Cuando los verdes maduren
LOS VERDES de Alemania Federal están madurando: recaiga sobre ellos la responsabilidad de este juego de palabras, por el que se presumen mayores de edad y coaligados con la socialdemocracia en Hamburgo. Quién sabe si, mañana, en toda Alemania. En Hamburgo hay ciertas facilidades para el acuerdo local, porque la lucha contra la polución y el desgaste de la naturaleza en la inmensa ciudad industrial y portuaria es un objetivo común, y las disposiciones gubernamentales en ese sentido de limpieza han sido eficaces y bien acogidas. Si el juego va más allá se hará, simultáneamente, más difícil.
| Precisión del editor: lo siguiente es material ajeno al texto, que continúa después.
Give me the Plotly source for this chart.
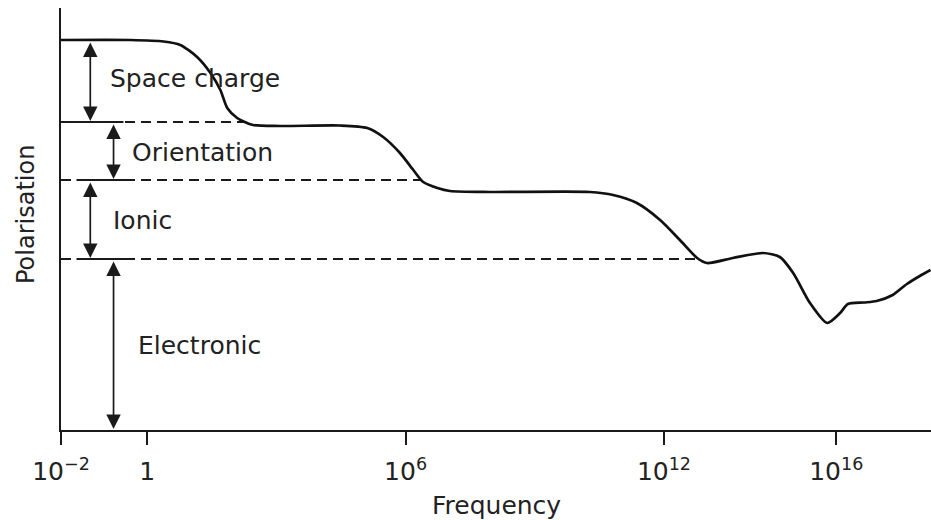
import numpy as np
import plotly.graph_objects as go

# Polarisation vs. frequency (x is log10 of frequency, y in arbitrary units)
log_freq = [-2.0, -0.39, 0.38, 0.77, 1.16, 1.47, 1.70, 1.86, 2.09, 2.46, 3.09,
            4.48, 5.11, 5.48, 5.87, 6.18, 6.41, 6.74, 7.03, 7.96, 10.28, 10.82,
            11.37, 11.91, 12.37, 12.77, 13.00, 13.60, 14.30, 14.69, 15.00, 15.39,
            15.79, 16.09, 16.27, 16.65, 16.94, 17.31, 17.64, 17.94, 18.19]
polarisation = [39.0, 39.0, 38.85, 38.5, 37.3, 35.7, 34.0, 32.2, 31.2, 30.5, 30.4,
                30.45, 30.2, 29.3, 27.7, 26.0, 24.8, 24.2, 23.9, 23.8, 23.8, 23.5,
                22.7, 21.0, 19.0, 17.2, 16.7, 17.2, 17.7, 17.3, 15.7, 12.7,
                10.7, 11.7, 12.6, 12.75, 12.9, 13.5, 14.6, 15.4, 16.0]

# Mechanism boundaries, top to bottom
mechanisms = ["Space charge", "Orientation", "Ionic", "Electronic"]
level_top = [39.0, 30.8, 25.0, 17.1]
level_bottom = [30.8, 25.0, 17.1, 0.0]

tick_exponents = [-2, 0, 6, 12, 16]
tick_labels = ["10<sup>\u22122</sup>", "1", "10<sup>6</sup>", "10<sup>12</sup>", "10<sup>16</sup>"]

FONT = "DejaVu Sans"
INK = "#1a1a1a"
X_RANGE = [-2.0, 18.2]
Y_RANGE = [0.0, 42.2]

fig = go.Figure()

# Dashed boundary lines from the axis to where the curve first meets them
def first_crossing(level):
    x = np.array(log_freq)
    y = np.array(polarisation)
    i = int(np.argmax(y <= level))
    if i == 0:
        return x[0]
    return float(np.interp(level, [y[i], y[i - 1]], [x[i], x[i - 1]]))

for lvl in level_bottom[:3]:
    fig.add_trace(go.Scatter(
        x=[X_RANGE[0], first_crossing(lvl)], y=[lvl, lvl], mode="lines",
        line=dict(color=INK, width=1.9, dash="10px,6px"),
        hoverinfo="skip", showlegend=False))

# Short solid bars where the arrows meet each boundary
bar_spans = {30.8: (-1.83, -0.55), 25.0: (-1.64, -0.39), 17.1: (-1.64, -0.39)}
for lvl, (x0, x1) in bar_spans.items():
    fig.add_trace(go.Scatter(
        x=[x0, x1], y=[lvl, lvl], mode="lines",
        line=dict(color=INK, width=2),
        hoverinfo="skip", showlegend=False))

# The polarisation curve
fig.add_trace(go.Scatter(
    x=log_freq, y=polarisation, mode="lines",
    line=dict(color="#111", width=2.7, shape="spline", smoothing=0.7),
    hoverinfo="skip", showlegend=False))

# Double-headed arrows and labels for each mechanism
arrow_x = [-1.32, -0.78, -1.32, -0.78]
label_x = [-0.92, -0.39, -0.85, -0.25]
label_y = [35.2, 27.8, 21.0, 8.5]
annotations = []
for name, top, bot, ax_, lx, ly in zip(mechanisms, level_top, level_bottom,
                                       arrow_x, label_x, label_y):
    annotations.append(dict(
        x=ax_, y=bot + 0.1, ax=ax_, ay=top - 0.1, xref="x", yref="y",
        axref="x", ayref="y", text="", showarrow=True,
        arrowhead=2, arrowside="end+start", arrowsize=1.7,
        arrowwidth=1.7, arrowcolor=INK, standoff=0, startstandoff=0))
    annotations.append(dict(
        x=lx, y=ly, xref="x", yref="y", text=name, showarrow=False,
        xanchor="left", yanchor="middle",
        font=dict(family=FONT, size=25, color="#222")))

# Axis titles
annotations.append(dict(
    x=0, y=21.5, xref="paper", yref="y", text="Polarisation", showarrow=False,
    textangle=-90, xanchor="center", yanchor="middle", xshift=-35,
    font=dict(family=FONT, size=24, color="#222")))
annotations.append(dict(
    x=8.1, y=0, xref="x", yref="paper", text="Frequency", showarrow=False,
    xanchor="center", yanchor="middle", yshift=-75,
    font=dict(family=FONT, size=25, color="#222")))

fig.update_layout(
    width=931, height=520,
    margin=dict(l=61, r=0, t=8, b=90),
    paper_bgcolor="white", plot_bgcolor="white",
    annotations=annotations,
    xaxis=dict(range=X_RANGE, showgrid=False, zeroline=False,
               showline=True, linecolor=INK, linewidth=2,
               ticks="outside", ticklen=13, tickwidth=1.8, tickcolor=INK,
               ticklabelstandoff=5,
               tickvals=tick_exponents, ticktext=tick_labels,
               tickfont=dict(family=FONT, size=25, color="#222")),
    yaxis=dict(range=Y_RANGE, showgrid=False, zeroline=False,
               showline=True, linecolor=INK, linewidth=2,
               ticks="", showticklabels=False),
)

fig.write_html("out.html")
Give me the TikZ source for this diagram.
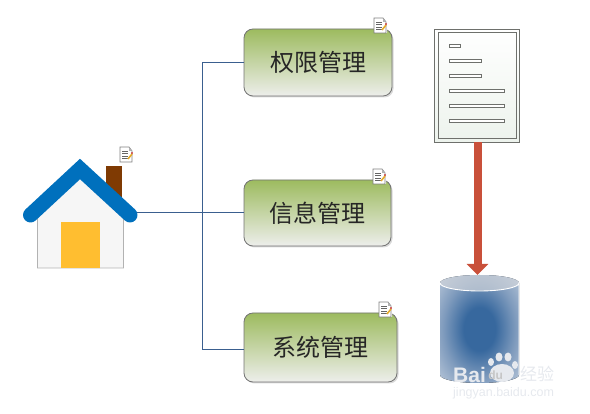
\documentclass[tikz,border=0pt]{standalone}
\usepackage{fontspec}
\setmainfont{Noto Sans CJK SC}
\newfontfamily\latinfont{Liberation Sans}
\usetikzlibrary{positioning, arrows.meta, shadows, calc}
\definecolor{roofblue}{HTML}{0070BD}
\definecolor{chimneybrown}{HTML}{7F3A03}
\definecolor{doorgold}{HTML}{FFBE30}
\definecolor{linkblue}{HTML}{3A5F8F}
\definecolor{boxgreen}{HTML}{9DBB5F}
\definecolor{boxpale}{HTML}{EDEEEB}
\definecolor{arrowred}{HTML}{C9503A}
\definecolor{docline}{HTML}{6E706C}
\definecolor{dbblue}{HTML}{37689E}
\definecolor{dbmid}{HTML}{7F9BBD}
\definecolor{dbedge}{HTML}{B5C4D7}
\definecolor{dbpale}{HTML}{E4E9F0}
\definecolor{markgray}{HTML}{E6E9EE}
\pgfdeclareradialshading{dbglow}{\pgfpoint{0bp}{0bp}}{color(0bp)=(dbblue); color(10bp)=(dbblue); color(23bp)=(dbmid); color(35bp)=(dbedge); color(50bp)=(dbpale); color(100bp)=(dbpale)}
\begin{document}
\begin{tikzpicture}[x=1pt, y=-1pt,
			modbox/.style={draw=gray!90!black, line width=0.8pt, rounded corners=9pt, top color=boxgreen, bottom color=boxpale, font=\fontsize{24}{24}\selectfont, text=black!85, align=center, inner sep=0pt, outer sep=0pt, drop shadow={shadow xshift=1.5pt, shadow yshift=-1.5pt, opacity=0.15, fill=black}},
			link/.style={draw=linkblue, line width=1pt},
			docbar/.style={draw=docline, line width=0.9pt, fill=white, minimum height=3.2pt, inner sep=0pt, outer sep=0pt, anchor=west},
			wmark/.style={text=markgray, inner sep=0pt, anchor=west},
			noteicon/.pic={
				\fill[white] (0,0) -- (9,0) -- (13,4) -- (13,15) -- (0,15) -- cycle;
				\draw[gray, line width=0.7pt] (0,0) -- (9,0) -- (12,4) -- (12,15) -- (0,15) -- cycle;
				\fill[gray!60] (9,0) -- (9,4) -- (12,4) -- cycle;
				\foreach \y in {4,6.5,9,11.5} \draw[gray!80!black, line width=0.5pt] (2,\y) -- (8,\y);
				\draw[doorgold!90!black, line width=1.6pt] (8,12) -- (12,7);
				\fill[red!80!black] (12,6) circle (0.8pt);
			}]
	\useasboundingbox (0,0) rectangle (590,414);
	% house
	\fill[chimneybrown] (106,166) rectangle (122,205);
	\filldraw[fill=gray!7, draw=gray!60, line width=0.8pt] (37.5,205) -- (80,170) -- (123.5,205) -- (123.5,268) -- (37.5,268) -- cycle;
	\node[fill=doorgold, minimum width=39pt, minimum height=46pt, inner sep=0pt, outer sep=0pt, anchor=north west] (door) at (61,222) {};
	\draw[roofblue, line width=15pt, line cap=round, line join=miter] (30.5,215) -- (80,169) -- (130,215);
	\pic at (120,147) {noteicon};
	% modules
	\node[modbox, minimum width=148pt, minimum height=67pt] (perm) at (318,62.5) {权限管理};
	\node[modbox, minimum width=147pt, minimum height=66pt, below=84pt of perm.south west, anchor=north west] (info) {信息管理};
	\node[modbox, minimum width=153pt, minimum height=69pt, below=67pt of info.south west, anchor=north west] (sys) {系统管理};
	\pic at (374,18) {noteicon};
	\pic at (373,169) {noteicon};
	\pic at (379,302) {noteicon};
	% links
	\coordinate (house) at ([xshift=-107pt]info.west);
	\coordinate (trunk) at ([xshift=-42pt]info.west);
	\draw[link] (house) -- (info.west);
	\draw[link] (perm.west) -| (trunk);
	\draw[link] ([yshift=-2.5pt]sys.west) -| (trunk);
	% document
	\node[draw=docline, line width=1pt, minimum width=85pt, minimum height=113pt, inner sep=0pt, outer sep=0pt, anchor=north west, top color=white, bottom color=green!20!gray!12] (doc) at (434.5,29.5) {};
	\node[draw=docline, line width=0.9pt, minimum width=77.5pt, minimum height=105.5pt, inner sep=0pt, outer sep=0pt, anchor=north west] (docin) at (438.5,32.5) {};
	\foreach \y/\w in {45.7/11, 61.3/32, 76.3/32, 91.3/55, 106/55, 121/55}
		\node[docbar, minimum width=\w pt] at (449.5,\y) {};
	% database
	\fill[shading=dbglow] (440,283) -- (440,375) arc[start angle=180, end angle=0, x radius=39.5, y radius=8] -- (519,283) arc[start angle=0, end angle=-180, x radius=39.5, y radius=8] -- cycle;
	\fill[gray!20!dbpale, opacity=0.7] (479.5,283) ellipse[x radius=39.5, y radius=8];
	\draw[white, line width=0.9pt] (440,283) arc[start angle=180, end angle=0, x radius=39.5, y radius=8] -- (519,375);
	\coordinate (dbtop) at (477.5,275);
	% arrow
	\draw[arrowred, line width=8pt, -{Triangle[width=21pt, length=11pt]}] (doc.south -| dbtop) -- (dbtop);
	% watermark
	\fill[markgray] (491,362) ellipse[x radius=3, y radius=4] (499,357) ellipse[x radius=3.5, y radius=4.5] (508,357) ellipse[x radius=3.5, y radius=4.5] (515,365) ellipse[x radius=3, y radius=4] (502,373) ellipse[x radius=12, y radius=9];
	\node[wmark, font=\latinfont\bfseries\fontsize{21}{21}\selectfont] (wmbai) at (453,375) {Bai};
	\node[text=gray!45, inner sep=0pt, font=\latinfont\bfseries\fontsize{12}{12}\selectfont, right=2pt of wmbai] (wmdu) {du};
	\node[wmark, font=\fontsize{17}{17}\selectfont] (wmjy) at (520,374) {经验};
	\node[wmark, font=\latinfont\fontsize{12.5}{12.5}\selectfont] (wmurl) at (453,393) {jingyan.baidu.com};
\end{tikzpicture}
\end{document}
Las opciones de desnuclearización y desarme que sostienen los ecologistas -verdes-, en cuyo amplio grupo, que es un movimiento de conciencia y protesta, hay un alto número de pacifistas, pueden ser difícilmente sustentadas por los socialdemócratas, como por cualquier otro Gobierno alemán, comprometido como está el país en otras razones internacionales.Pero la tentación es grande. Las auscultaciones de opinión pública muestran hoy mismo que, si hubiera ahora elecciones generales, los verdes obtendrían cerca de un 8% de los votos; y el partido liberal, que ahora forma una alianza regañona y exigente con el socialdemócrata, apenas pasaría del 6%. Esto quiere decir que los liberales pueden perder la situación de privilegio en que se encuentran, y que les da unos puestos gubernamentales -entre ellos, nada menos que el Ministerio de Asuntos Exteriores, cuyo titular, Genscher, está cada vez más distanciado del canciller Schmidt- y que, si las auscultaciones son ciertas, ni siquiera una alianza con la democracia cristiana les permitiría mantener el uso del poder: las elecciones generales serían favorables a la coalición de socialdemócratas y ecologistas.
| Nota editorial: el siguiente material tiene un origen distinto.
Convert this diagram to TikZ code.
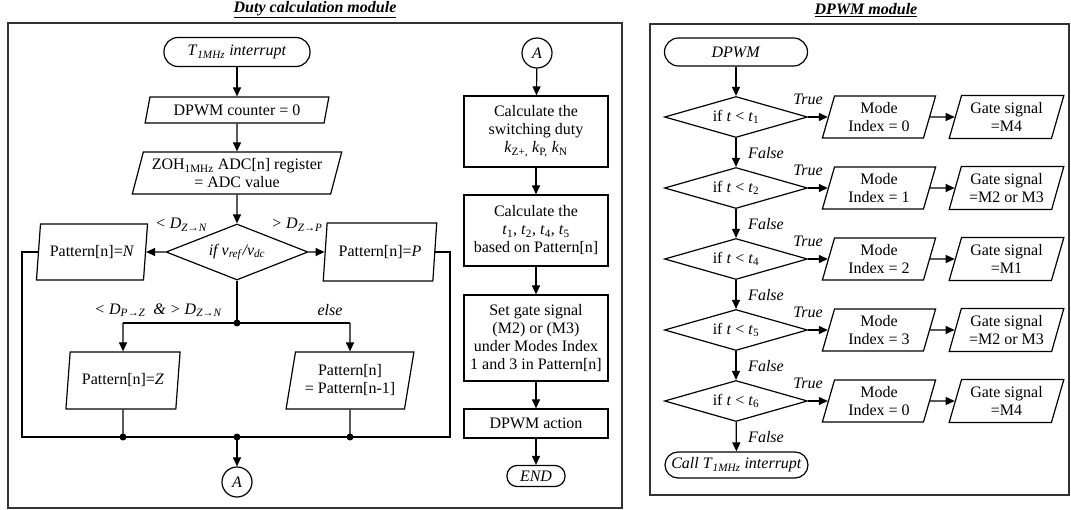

Hay que pensar que esta alusión de los verdes a su madurez es, además de un chiste dudoso, una especie de declaración de principios: la posibilidad de abandonar algunas enfermedades infantiles, algunas ingenuidades, para entrar directamente en política, participar en el Gobierno y, en fin, ejercer un cierto posibilismo en lugar de una bella utopía. Lo que no está tan claro es si al convertir lo utópico en posibilidad de poder, muchos de los que hoy les votan les abandonarían: votan la protesta, el sueño, la imaginación, las esperanzas de una nueva calidad de vida, no un partido de compromiso con el poder. La fuerza de los ecologistas es de tal naturaleza que podrían perderla si la utilizasen; pero también es inútil si no la utilizan.
Sin duda, Schmidt está también en otro juego: espantar a los liberales y hacerles ver también que su fuerza puede desaparecer de un soplo si tratan de utilizarla demasiado. Muestra la posibilidad de que la campaña electoral la hagan por separado la socialdemocracia, los liberales y los ecologistas (con lo cual su programa no perdería fuerza) y que, una vez celebradas las elecciones, podría escoger a los ecologistas para gobernar. Puede ocurrir que los liberales se espanten realmente ante esa posibilidad y se hagan más dóciles, más gobernables. De todas formas, las elecciones no se celebrarán hasta 1984: tiempo suficiente para que no sólo los verdes, sino todos, maduren un poco más, y las circunstancias de Alemania, de Europa y del mundo estén un poco más claras de lo que lo están en estos momentos.